Les producteurs portugais accusent le manque de contrôle sur la destination commerciale des vins importés en vrac, notamment d'Espagne, d'être à l'origine de la "bulle d'accumulation de stocks" qui affecte actuellement le secteur. Chaque jour, le pays importe l'équivalent de près d'un million de bouteilles, ce que le président de l'ANDOVI - Association nationale des appellations d'origine des vins - qualifie de "folie", selon un rapport de l'ECO.

"S'il est vrai que nous sommes dans le marché unique [européen] - et nous ne le contestons pas - la question qui se pose est la suivante : de quelle manière ce vin est-il mis sur le marché ? Dans quelle mesure est-il commercialisé en tant que vin importé ou est-il mélangé et vendu en tant que vin portugais ? Il est essentiel d'effectuer des contrôles. Nous avons besoin de contrôles plus nombreux et de meilleure qualité, et il existe des mécanismes pour le faire - et ce n'est pas très coûteux", déclare Francisco Toscano Rico.

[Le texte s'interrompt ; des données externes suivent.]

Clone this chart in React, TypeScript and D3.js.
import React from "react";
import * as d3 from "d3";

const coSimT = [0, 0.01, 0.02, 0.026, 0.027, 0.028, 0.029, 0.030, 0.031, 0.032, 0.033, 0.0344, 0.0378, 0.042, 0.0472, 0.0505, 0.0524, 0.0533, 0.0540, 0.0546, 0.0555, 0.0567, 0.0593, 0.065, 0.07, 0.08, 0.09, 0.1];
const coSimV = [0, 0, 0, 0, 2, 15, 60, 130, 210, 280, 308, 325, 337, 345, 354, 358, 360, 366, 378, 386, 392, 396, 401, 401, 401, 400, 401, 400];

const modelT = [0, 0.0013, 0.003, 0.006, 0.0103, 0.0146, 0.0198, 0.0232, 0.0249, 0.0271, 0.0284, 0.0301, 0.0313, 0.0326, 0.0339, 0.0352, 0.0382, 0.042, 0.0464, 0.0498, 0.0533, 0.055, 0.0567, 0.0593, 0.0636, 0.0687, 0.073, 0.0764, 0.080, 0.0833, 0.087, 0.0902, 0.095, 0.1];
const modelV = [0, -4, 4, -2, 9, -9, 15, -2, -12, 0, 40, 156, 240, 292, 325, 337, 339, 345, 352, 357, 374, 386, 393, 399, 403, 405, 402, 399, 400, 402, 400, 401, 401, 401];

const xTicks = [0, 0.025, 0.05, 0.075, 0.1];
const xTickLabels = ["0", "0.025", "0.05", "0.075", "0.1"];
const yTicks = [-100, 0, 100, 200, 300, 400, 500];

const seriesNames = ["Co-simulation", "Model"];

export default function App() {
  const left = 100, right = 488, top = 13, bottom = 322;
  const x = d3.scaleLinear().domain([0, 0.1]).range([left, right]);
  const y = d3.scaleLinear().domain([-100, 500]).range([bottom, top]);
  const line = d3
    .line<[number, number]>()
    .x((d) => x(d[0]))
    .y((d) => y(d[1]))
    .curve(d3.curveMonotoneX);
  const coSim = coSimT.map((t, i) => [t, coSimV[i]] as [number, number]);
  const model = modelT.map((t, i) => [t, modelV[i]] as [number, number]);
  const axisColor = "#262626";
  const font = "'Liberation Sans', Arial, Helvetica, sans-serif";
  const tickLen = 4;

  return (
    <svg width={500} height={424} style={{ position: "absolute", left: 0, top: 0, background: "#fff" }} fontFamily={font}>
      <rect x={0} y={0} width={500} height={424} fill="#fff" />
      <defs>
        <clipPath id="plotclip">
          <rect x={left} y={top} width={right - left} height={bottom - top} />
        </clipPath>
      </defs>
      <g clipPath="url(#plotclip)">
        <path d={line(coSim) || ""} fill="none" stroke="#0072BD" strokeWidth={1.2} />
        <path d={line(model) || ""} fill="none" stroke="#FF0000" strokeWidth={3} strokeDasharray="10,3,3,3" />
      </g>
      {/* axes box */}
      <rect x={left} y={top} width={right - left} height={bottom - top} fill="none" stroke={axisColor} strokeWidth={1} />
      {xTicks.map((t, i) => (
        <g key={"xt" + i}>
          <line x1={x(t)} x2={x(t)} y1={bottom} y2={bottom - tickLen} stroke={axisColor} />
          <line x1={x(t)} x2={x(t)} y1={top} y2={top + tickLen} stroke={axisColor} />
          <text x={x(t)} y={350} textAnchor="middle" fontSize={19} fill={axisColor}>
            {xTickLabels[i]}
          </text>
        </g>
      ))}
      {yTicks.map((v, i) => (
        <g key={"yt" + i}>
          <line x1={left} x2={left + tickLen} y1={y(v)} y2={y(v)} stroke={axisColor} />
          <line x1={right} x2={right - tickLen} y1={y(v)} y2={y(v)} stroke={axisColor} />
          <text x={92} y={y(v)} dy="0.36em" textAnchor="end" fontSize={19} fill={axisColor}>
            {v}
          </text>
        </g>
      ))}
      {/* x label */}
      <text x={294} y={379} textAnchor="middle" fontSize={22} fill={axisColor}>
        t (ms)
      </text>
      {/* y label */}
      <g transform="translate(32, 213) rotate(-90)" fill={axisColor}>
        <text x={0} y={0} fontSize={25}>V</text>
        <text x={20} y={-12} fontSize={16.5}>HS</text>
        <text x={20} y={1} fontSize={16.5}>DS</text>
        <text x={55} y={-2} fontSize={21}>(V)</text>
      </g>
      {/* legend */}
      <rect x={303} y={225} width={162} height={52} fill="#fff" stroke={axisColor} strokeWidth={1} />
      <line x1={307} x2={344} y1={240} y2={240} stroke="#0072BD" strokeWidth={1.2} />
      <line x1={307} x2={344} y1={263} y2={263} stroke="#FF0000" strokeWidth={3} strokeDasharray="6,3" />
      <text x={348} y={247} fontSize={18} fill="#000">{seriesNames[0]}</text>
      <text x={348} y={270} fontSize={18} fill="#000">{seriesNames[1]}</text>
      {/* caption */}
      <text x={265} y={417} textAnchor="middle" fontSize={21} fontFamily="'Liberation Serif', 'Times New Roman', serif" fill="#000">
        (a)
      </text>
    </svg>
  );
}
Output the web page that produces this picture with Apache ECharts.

En comparant la moyenne des cinq dernières années (2019-2023) avec celle de la période précédente (2014-2018), les données officielles publiées par l'Institut de la vigne et du vin (IVV) montrent que les importations ont augmenté à un rythme moyen de 83 millions de litres par an. Mais si dans les premières années de ce dernier cycle, la croissance des exportations a permis que l'accumulation des stocks n'atteigne pas des niveaux critiques, la quasi-stagnation des ventes à l'étranger au cours des deux dernières années a provoqué des excédents que le nouveau ministre de l'Agriculture, José Manuel Fernandes, a déjà classés comme "un problème brutal".

"Il est essentiel de regarder ce qui se passe et d'avoir un contrôle beaucoup plus fiable que celui que nous avons aujourd'hui. C'est urgent [de le faire] et nous sommes déjà en retard. Qu'arrive-t-il à ce vin ? Comment se retrouve-t-il ensuite sur le marché ? Si nous importons beaucoup, que les exportations stagnent et que le marché national ne progresse pas non plus, que devient ce vin ?", demande le président de l'ANDOVI, en insistant sur le fait que "personne ne peut démontrer qu'il existe un contrôle crédible sur le sort de ce vin".

Lorsque le vin d'un pays est mélangé à un autre vin importé, ce produit doit être introduit sur le marché en tant que vin de l'Union européenne. "La question est de savoir s'il est réellement étiqueté et mis sur le marché en tant que vin mélangé provenant de pays de l'UE ou s'il est commercialisé en tant que vin portugais", insiste Francisco Toscano Rico, qui est également président de la Commission des vins de la région de Lisbonne (CVR Lisbonne). Au niveau mondial, le Portugal est le pays qui consomme le plus de vin par habitant (61,7 litres), devant la France (45,8) et l'Italie (42,1).

L'une des propositions d'ANDOVI, qui réunit des entités publiques et privées chargées de représenter, certifier et promouvoir les appellations d'origine (DO) des vins portugais, consiste à reproduire au Portugal ce qui a déjà été fait en France : rendre obligatoire l'indication de l'origine des vins sur les cartes des restaurants. Il s'agit d'indiquer le pays d'origine s'il s'agit d'un vin importé ; d'indiquer le Portugal s'il s'agit d'un vin de table national non certifié ; d'indiquer un mélange de vins de l'UE s'il s'agit d'un lot de vin national avec du vin importé ; ou s'il s'agit d'un vin national certifié, d'indiquer la région d'appellation d'origine correspondante.